I'm trying to run a sklearn pipeline with TFIDF vectorizer and XGBoost Classifier through a GridSearchCV, but it doesn't work because of an internal error. The data is 4000 sentences, marked either true or false (1 or 0). This is the code:

import numpy as np
import pandas as pd

from gensim import utils
import gensim.parsing.preprocessing as gsp

from sklearn.pipeline import Pipeline
from sklearn.base import BaseEstimator

from sklearn.feature_extraction.text import TfidfVectorizer

import xgboost as xgb

from sklearn.model_selection import GridSearchCV
from sklearn.metrics import f1_score

train = pd.read_csv("train_data.csv")
test = pd.read_csv("test_data.csv")
train_x = train.iloc[:, 0]
train_y = train.iloc[:, 1]

test_x = test.iloc[:, 0]
test_y = test.iloc[:, 1]

folds = 4

xgb_parameters = {
                'xgboost__n_estimators': [1000, 1500],
                'xgboost__max_depth': [12, 15],
                'xgboost__learning_rate': [0.1, 0.12],
                'xgboost__objective': ['binary:logistic']
}

model = Pipeline(steps=[('tfidf', TfidfVectorizer()),
                         ('xgboost', xgb.XGBClassifier())])

gs_cv = GridSearchCV(estimator=model,
                     param_grid=xgb_parameters,
                     n_jobs=1,
                     refit=True,
                     cv=2,
                     scoring=f1_score)
gs_cv.fit(train_x, train_y)

But I am getting an error:

>>> gs_cv.fit(train_x, train_y)
C:\Users\draga\miniconda3\lib\site-packages\xgboost\sklearn.py:888: UserWarning: The use of label encoder in XGBClassifier is deprecated and will be removed in a future release.
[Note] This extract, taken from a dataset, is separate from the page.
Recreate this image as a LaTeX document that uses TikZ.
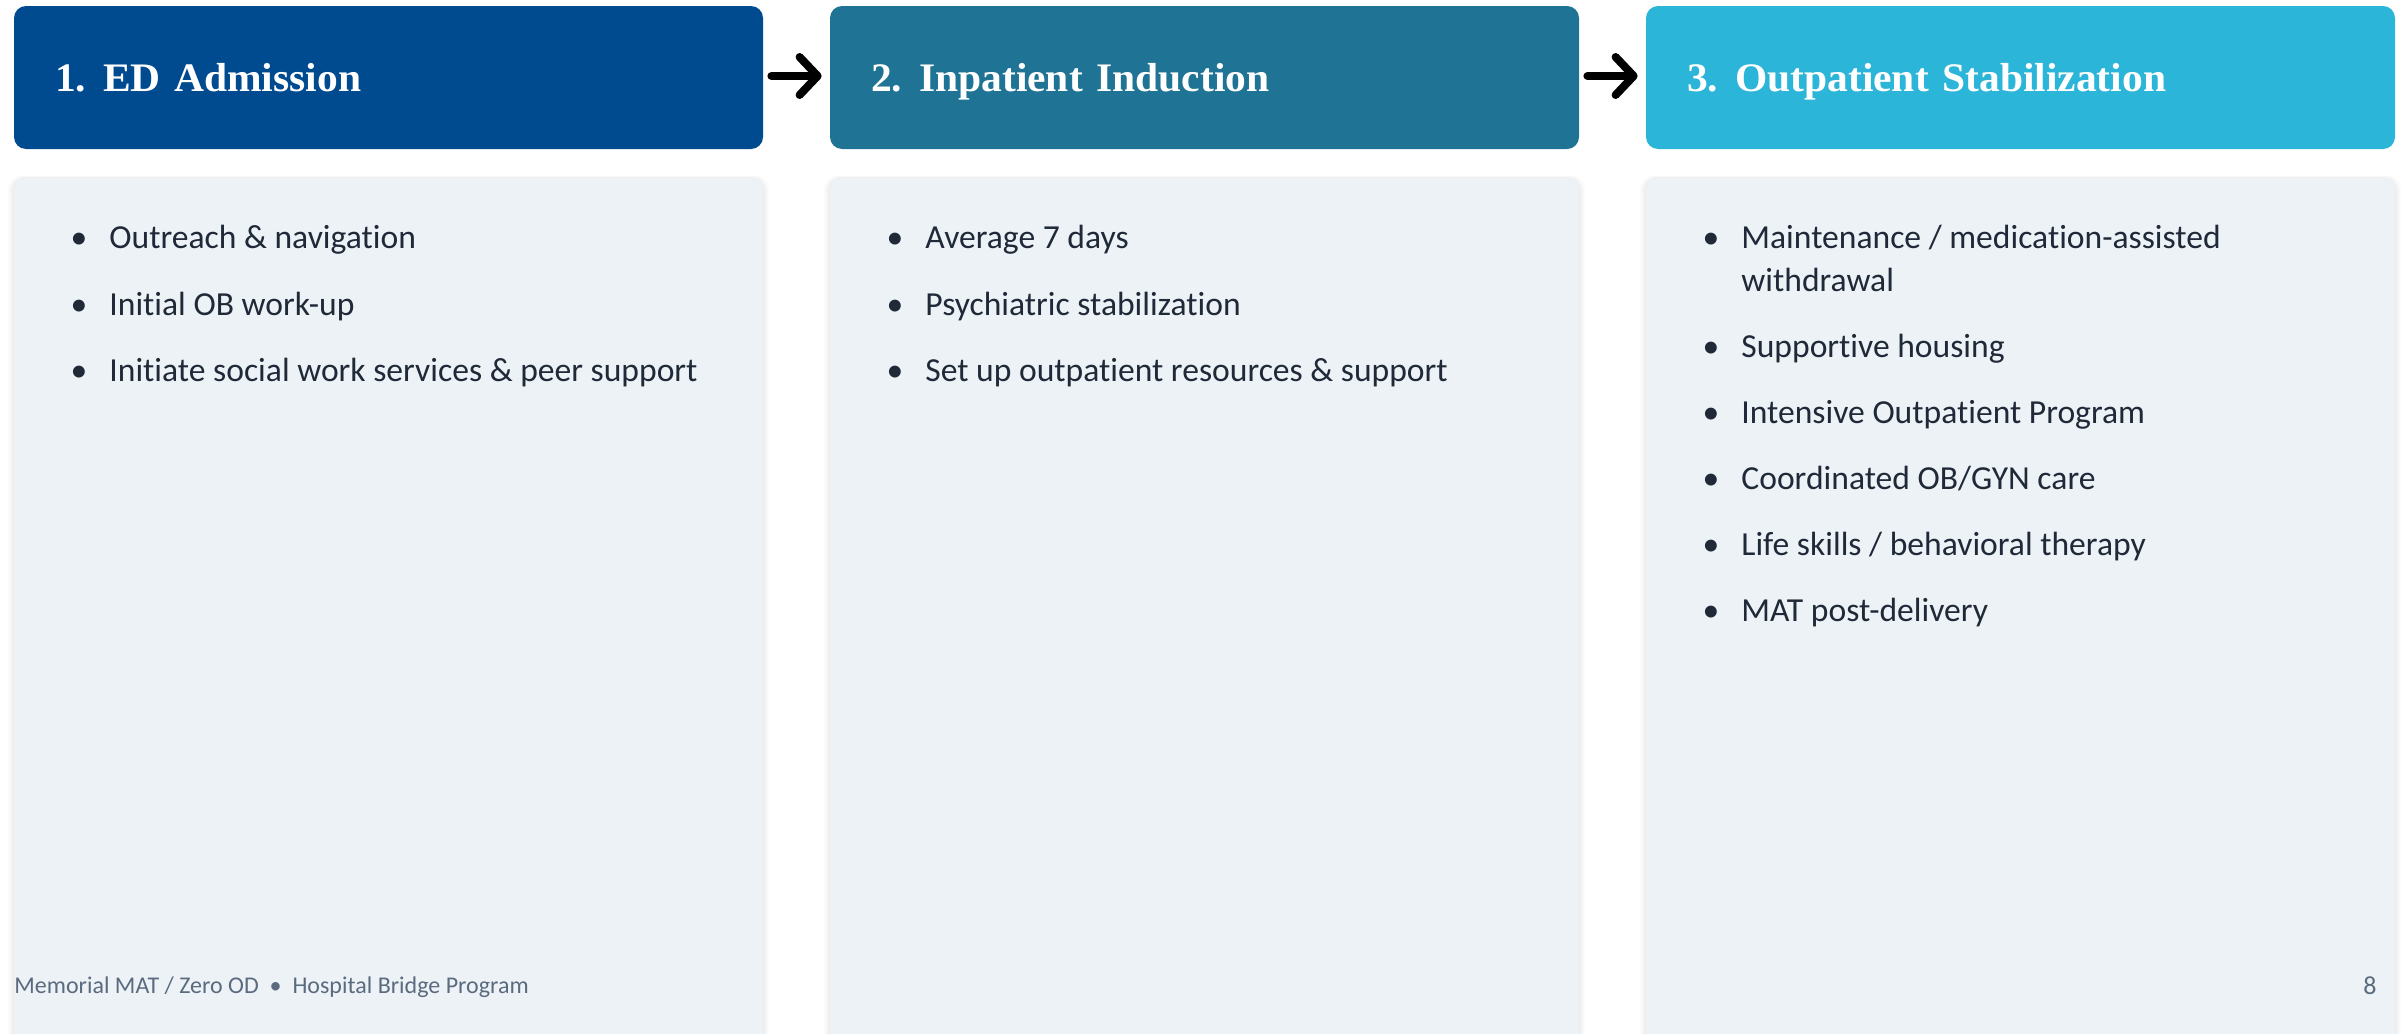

To remove this warning, do the following: 1) Pass option use_label_encoder=False when constructing XGBClassifier object; and 2) Encode your labels (y) as integers starting with 0, i.e. 0, 1, 2, ..., [num_class - 1].
[21:31:18] WARNING: C:/Users/Administrator/workspace/xgboost-win64_release_1.3.0/src/learner.cc:1061: Starting in XGBoost 1.3.0, the default evaluation metric used with the objective 'binary:logistic' was changed from 'error' to 'logloss'. Explicitly set eval_metric if you'd like to restore the old behavior.
C:\Users\draga\miniconda3\lib\site-packages\sklearn\utils\validation.py:70: FutureWarning: Pass labels=0       0
1       1
2       1
3       0
4       1
       ..
2004    0
2005    0
2008    0
2009    0
2012    0
Name: Bad Sentence, Length: 2000, dtype: int64 as keyword args. From version 1.0 (renaming of 0.25) passing these as positional arguments will result in an error       
  warnings.warn(f"Pass {args_msg} as keyword args. From version "
C:\Users\draga\miniconda3\lib\site-packages\sklearn\model_selection\_validation.py:683: UserWarning: Scoring failed. The score on this train-test partition for these parameters will be set to nan. Details:
Traceback (most recent call last):
  File "C:\Users\draga\miniconda3\lib\site-packages\sklearn\model_selection\_validation.py", line 674, in _score
    scores = scorer(estimator, X_test, y_test)
  File "C:\Users\draga\miniconda3\lib\site-packages\sklearn\utils\validation.py", line 74, in inner_f
    return f(**kwargs)
  File "C:\Users\draga\miniconda3\lib\site-packages\sklearn\metrics\_classification.py", line 1068, in f1_score
    return fbeta_score(y_true, y_pred, beta=1, labels=labels,
  File "C:\Users\draga\miniconda3\lib\site-packages\sklearn\utils\validation.py", line 63, in inner_f
    return f(*args, **kwargs)
  File "C:\Users\draga\miniconda3\lib\site-packages\sklearn\metrics\_classification.py", line 1192, in fbeta_score
    _, _, f, _ = precision_recall_fscore_support(y_true, y_pred,
  File "C:\Users\draga\miniconda3\lib\site-packages\sklearn\utils\validation.py", line 63, in inner_f
    return f(*args, **kwargs)
  File "C:\Users\draga\miniconda3\lib\site-packages\sklearn\metrics\_classification.py", line 1461, in precision_recall_fscore_support
    labels = _check_set_wise_labels(y_true, y_pred, average, labels,
  File "C:\Users\draga\miniconda3\lib\site-packages\sklearn\metrics\_classification.py", line 1274, in _check_set_wise_labels
    y_type, y_true, y_pred = _check_targets(y_true, y_pred)
  File "C:\Users\draga\miniconda3\lib\site-packages\sklearn\metrics\_classification.py", line 83, in _check_targets
    check_consistent_length(y_true, y_pred)
  File "C:\Users\draga\miniconda3\lib\site-packages\sklearn\utils\validation.py", line 259, in check_consistent_length
    lengths = [_num_samples(X) for X in arrays if X is not None]
  File "C:\Users\draga\miniconda3\lib\site-packages\sklearn\utils\validation.py", line 259, in <listcomp>
    lengths = [_num_samples(X) for X in arrays if X is not None]
  File "C:\Users\draga\miniconda3\lib\site-packages\sklearn\utils\validation.py", line 192, in _num_samples
    raise TypeError(message)
TypeError: Expected sequence or array-like, got <class 'sklearn.pipeline.Pipeline'> 
  1. What could be the problem?

  2. Do I need to include the transform method for TfidfVectorizer() in the pipeline?


Solution

  • The main problem is your scoring parameter for the search. Scorers for hyperparameter tuners in sklearn need to have the signature (estimator, X, y). You can use the make_scorer convenience function, or in this case just pass the name as a string, scorer="f1".

    See the docs, the list of builtins and information on signatures.

    (You do not need to explicitly use the transform method; that's handled internally by the pipeline.)